Making is Connecting
David Gauntlett from the University of Westminster recently published a book called Making is Connecting. The video above is a presentation he gave on this same theme at the London School of Economics in January 2010.
The presentation highlights trends in creative thinking that spike (or re-spike depending on your interpretation) with the introduction/promise of new digital media. Gauntlett speaks to three things he means by the phrase “making is connecting” including the fact of making as the connection of things and materials to one another, making is connecting is often part of social exchange, and then also as we make and connect we “increase our engagement and interactions with our social and physical environments.”
Referring to William Morris and Ivan Illich (of the 19th and 20th centuries) Gauntlett bring us back to these two philosophers who were in the midst of their own similar but different moments of social upheaval and change.

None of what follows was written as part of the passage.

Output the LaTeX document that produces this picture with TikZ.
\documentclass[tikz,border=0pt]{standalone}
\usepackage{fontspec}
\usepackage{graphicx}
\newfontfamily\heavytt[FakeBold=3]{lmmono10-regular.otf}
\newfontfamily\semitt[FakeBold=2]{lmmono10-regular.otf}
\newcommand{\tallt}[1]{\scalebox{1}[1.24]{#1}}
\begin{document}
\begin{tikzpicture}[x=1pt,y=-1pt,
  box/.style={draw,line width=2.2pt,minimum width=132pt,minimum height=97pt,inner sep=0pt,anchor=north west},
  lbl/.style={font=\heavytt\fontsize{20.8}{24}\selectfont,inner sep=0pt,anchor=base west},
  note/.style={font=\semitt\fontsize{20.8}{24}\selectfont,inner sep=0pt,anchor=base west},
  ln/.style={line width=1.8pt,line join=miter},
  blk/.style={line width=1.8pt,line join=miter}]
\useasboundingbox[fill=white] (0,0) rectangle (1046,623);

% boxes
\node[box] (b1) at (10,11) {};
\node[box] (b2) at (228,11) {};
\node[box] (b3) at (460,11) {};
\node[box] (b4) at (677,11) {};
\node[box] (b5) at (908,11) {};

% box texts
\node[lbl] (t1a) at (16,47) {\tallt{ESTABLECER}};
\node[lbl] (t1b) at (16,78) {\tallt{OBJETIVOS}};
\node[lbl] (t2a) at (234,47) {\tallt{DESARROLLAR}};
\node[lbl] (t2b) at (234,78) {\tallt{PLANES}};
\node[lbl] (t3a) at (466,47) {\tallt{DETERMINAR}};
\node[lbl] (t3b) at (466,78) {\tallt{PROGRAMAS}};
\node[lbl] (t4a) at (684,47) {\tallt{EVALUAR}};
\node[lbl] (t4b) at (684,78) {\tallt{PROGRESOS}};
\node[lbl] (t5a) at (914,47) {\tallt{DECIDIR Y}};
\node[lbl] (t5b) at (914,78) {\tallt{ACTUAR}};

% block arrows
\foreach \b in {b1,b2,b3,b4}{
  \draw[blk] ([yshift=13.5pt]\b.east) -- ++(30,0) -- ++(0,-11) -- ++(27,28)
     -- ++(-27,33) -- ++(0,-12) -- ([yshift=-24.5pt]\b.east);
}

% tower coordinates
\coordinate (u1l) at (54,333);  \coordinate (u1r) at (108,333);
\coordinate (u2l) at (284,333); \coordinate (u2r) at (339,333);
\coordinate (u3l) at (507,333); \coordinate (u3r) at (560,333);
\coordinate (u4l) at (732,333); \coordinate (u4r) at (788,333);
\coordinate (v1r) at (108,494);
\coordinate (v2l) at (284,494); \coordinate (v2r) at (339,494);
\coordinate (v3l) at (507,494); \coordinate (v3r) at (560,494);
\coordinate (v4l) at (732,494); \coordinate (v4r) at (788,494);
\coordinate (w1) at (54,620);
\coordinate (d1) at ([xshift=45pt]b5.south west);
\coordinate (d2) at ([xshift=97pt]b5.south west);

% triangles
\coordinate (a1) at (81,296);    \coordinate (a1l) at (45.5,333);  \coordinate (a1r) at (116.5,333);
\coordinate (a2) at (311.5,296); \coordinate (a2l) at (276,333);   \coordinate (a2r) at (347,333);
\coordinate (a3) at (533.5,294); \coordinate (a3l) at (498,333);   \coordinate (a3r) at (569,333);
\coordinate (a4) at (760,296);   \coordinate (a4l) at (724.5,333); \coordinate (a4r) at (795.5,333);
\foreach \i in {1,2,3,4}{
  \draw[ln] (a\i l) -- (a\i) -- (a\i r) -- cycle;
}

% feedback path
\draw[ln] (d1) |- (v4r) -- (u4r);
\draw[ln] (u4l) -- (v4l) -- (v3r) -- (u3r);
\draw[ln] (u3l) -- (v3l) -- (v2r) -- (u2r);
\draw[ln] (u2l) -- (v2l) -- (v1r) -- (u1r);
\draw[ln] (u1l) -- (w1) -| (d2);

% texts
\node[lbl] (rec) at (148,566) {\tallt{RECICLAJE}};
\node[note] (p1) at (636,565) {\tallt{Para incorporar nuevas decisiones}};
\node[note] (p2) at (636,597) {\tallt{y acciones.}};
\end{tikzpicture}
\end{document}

Their important reflections on the use and mastery of tools as the means of investing the world with our own meaning and the beauty of creating on the human scale are important reminders for us today as the digital world around us continues to evolve.
Gauntlett also makes connections to the principles of web 2.0 that we can see often enacted through the use of social media and create and compose with many of the making activities that we see in the physical world like guerrilla gardening. These are principles that enrich a spirit of “everyday creativity” that he shares as the “core” (pun intended) to meaning-making, happiness, social action, community and thinking.